App Annie analytic platform claimed Homescapes as the 4th most downloaded game on iOS worldwide and the 8th most downloaded on Android in October 2017. By the end of 2019, the lifetime revenue of the game exceeded $1 billion, of which 56% were distributed by App Store users. The key markets for Homescapes were the United States, Japan, and Germany.

GameZebo named Homescapes among the 10 Best Casual Games for Mobile in 2021. The same year, inspired by the game, Russian singer Zemfira composed a song and released a video clip, which was shot in collaboration with Playrix.

The game received mostly positive reviews, although some critics found it less attractive and more challenging than the original Gardenscapes due to lack of bonuses and low coin rewards. Moreover, according to Polygon the Butler's actions in the game resembles a passive-aggressive campaign to rebuild the house, pressuring his parents into keeping the house.

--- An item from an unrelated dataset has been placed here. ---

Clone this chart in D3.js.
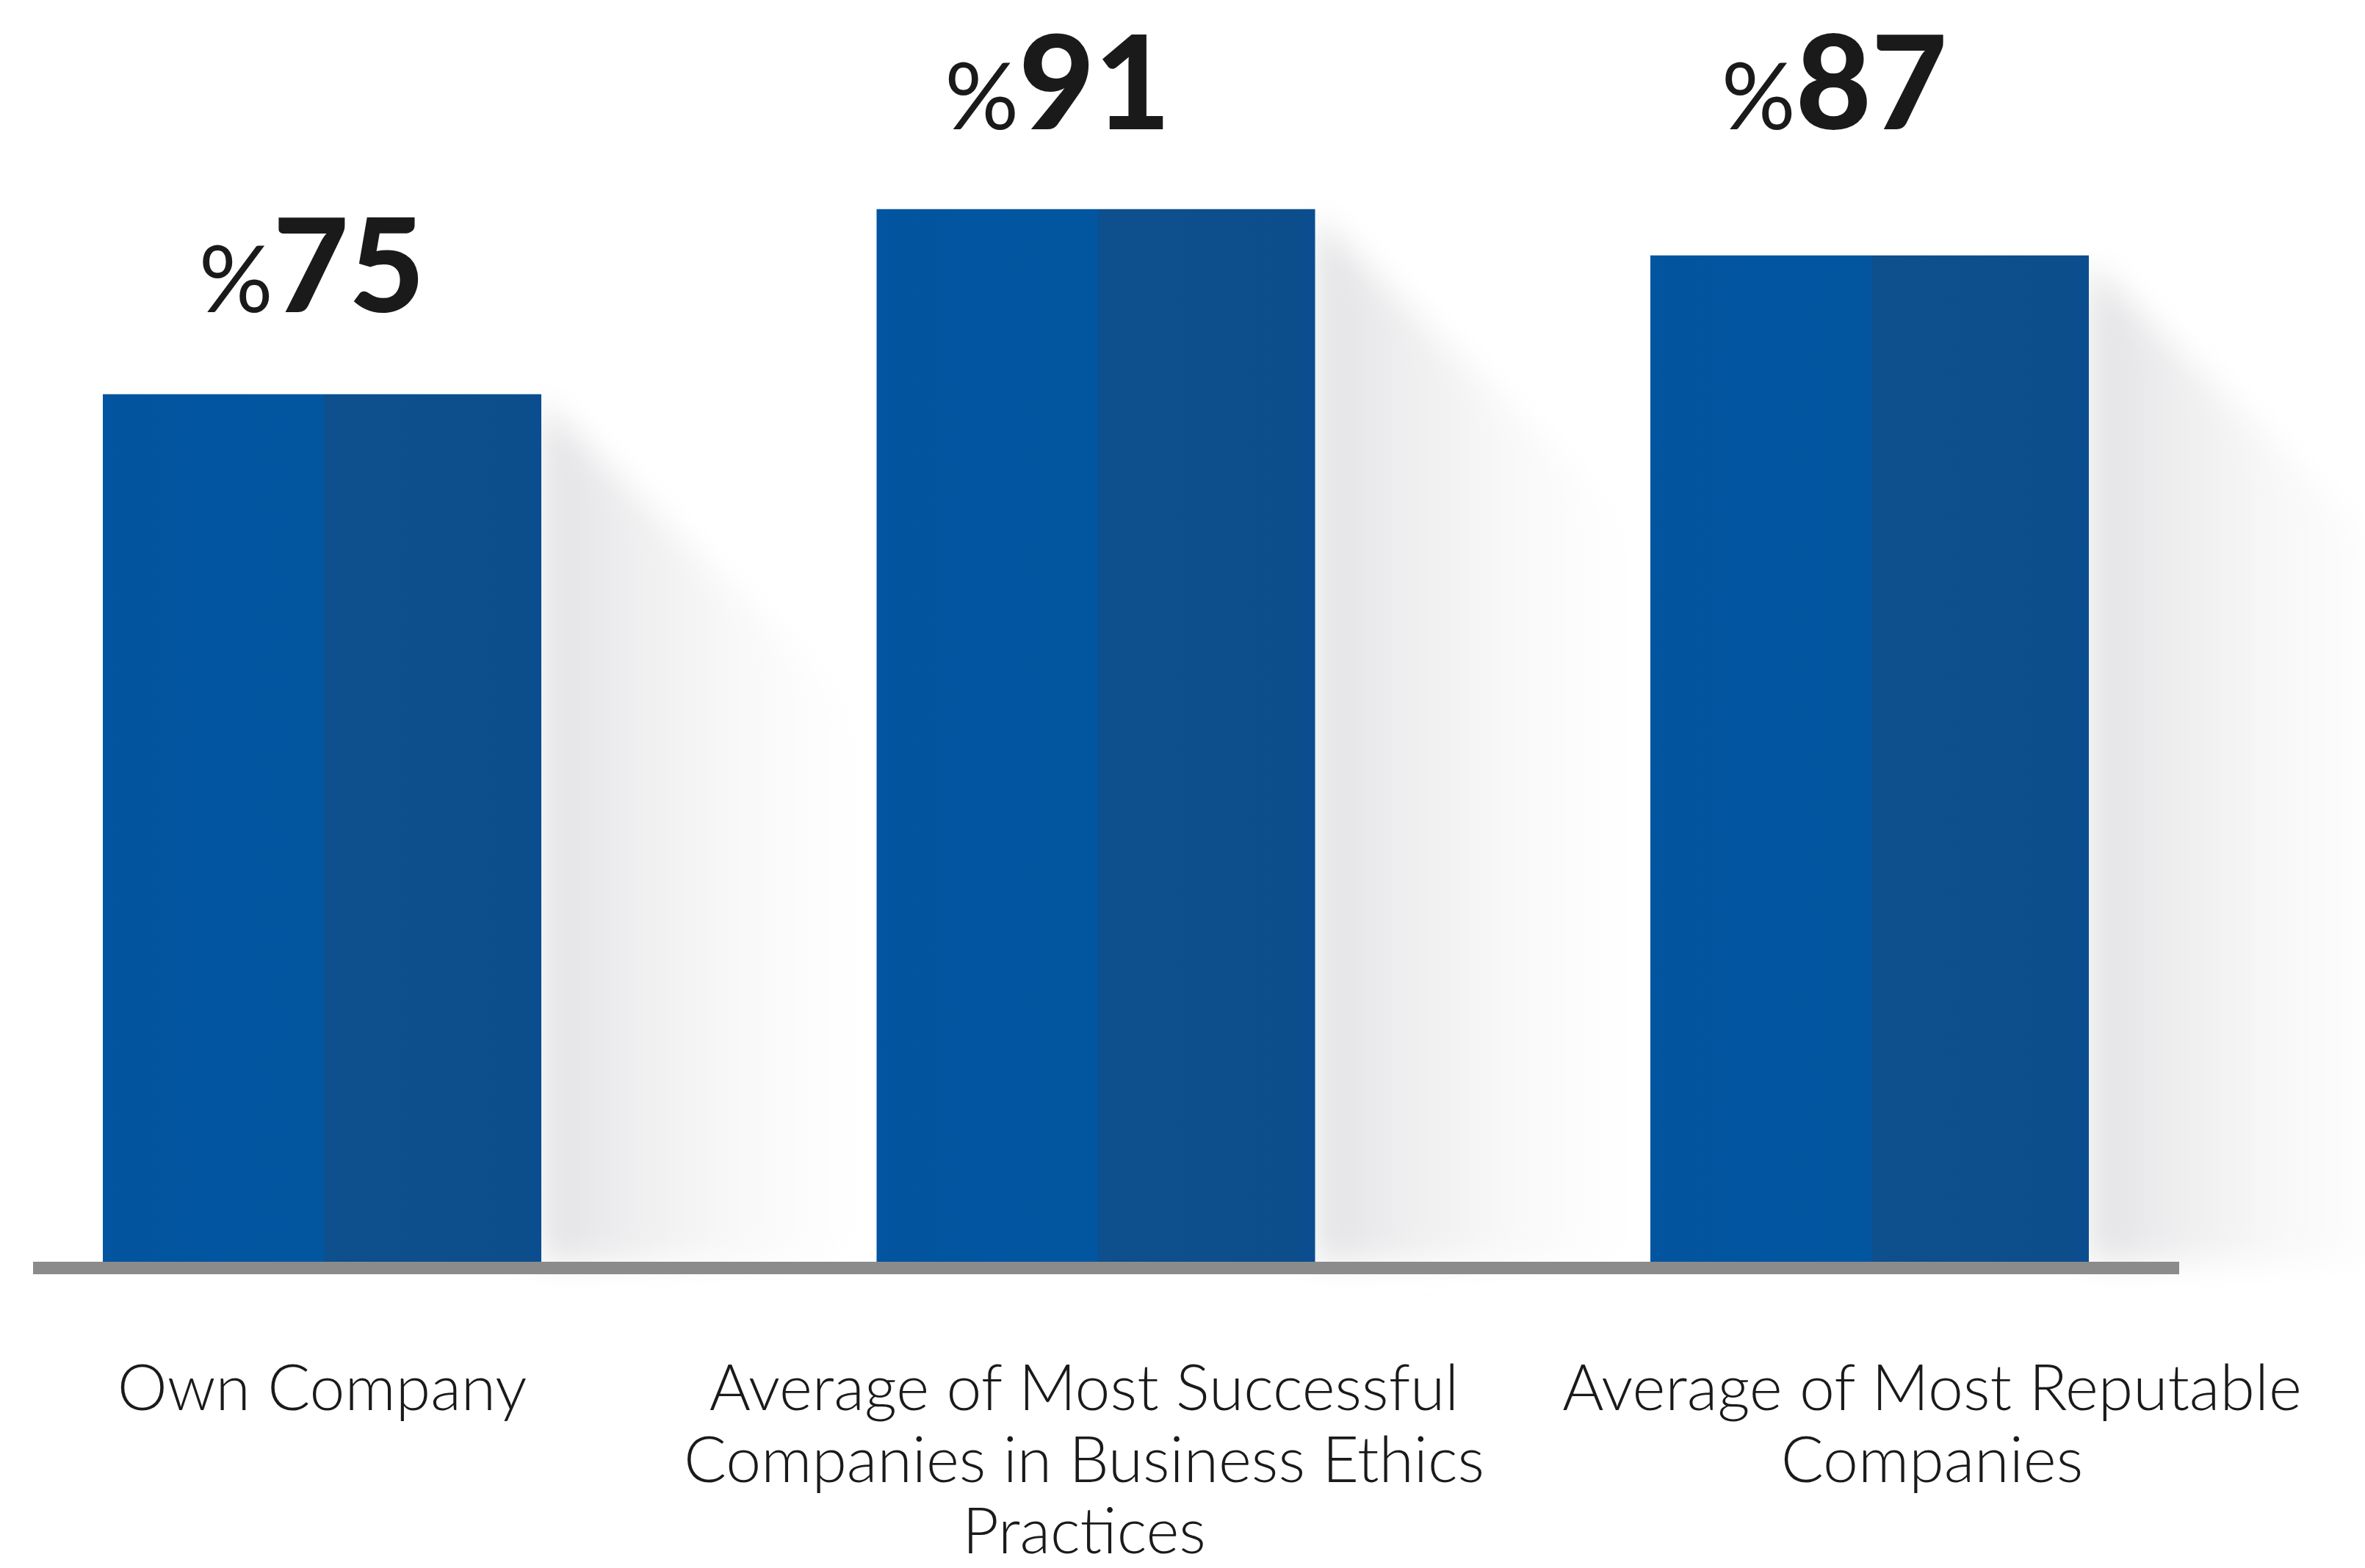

==Advertisement criticism==
At the beginning of 2020, Facebook advertisements for Homescapes depicted puzzle games where the user had to pull pins in a specific order to prevent a character's death. These were referred to the UK's Advertising Standards Authority for being misleading and "not representative of the overall gameplay", which generally involves colorful match-3 puzzles. The developers insisted that the advertisements showed ten genuine mini-games which appeared occasionally within the game's thousands of levels, and that "most users" had stopped playing the game before encountering them on the "distant levels". The game was later altered to put these mini-games closer to the start of the game.

The UK Advertising Standards Authority banned some advertisements in October 2020 and warned Playrix about the representativity of further campaigns. Similar criticism of advertising tactics occurred with Gardenscapes: New Acres and Township, two games also made by Playrix.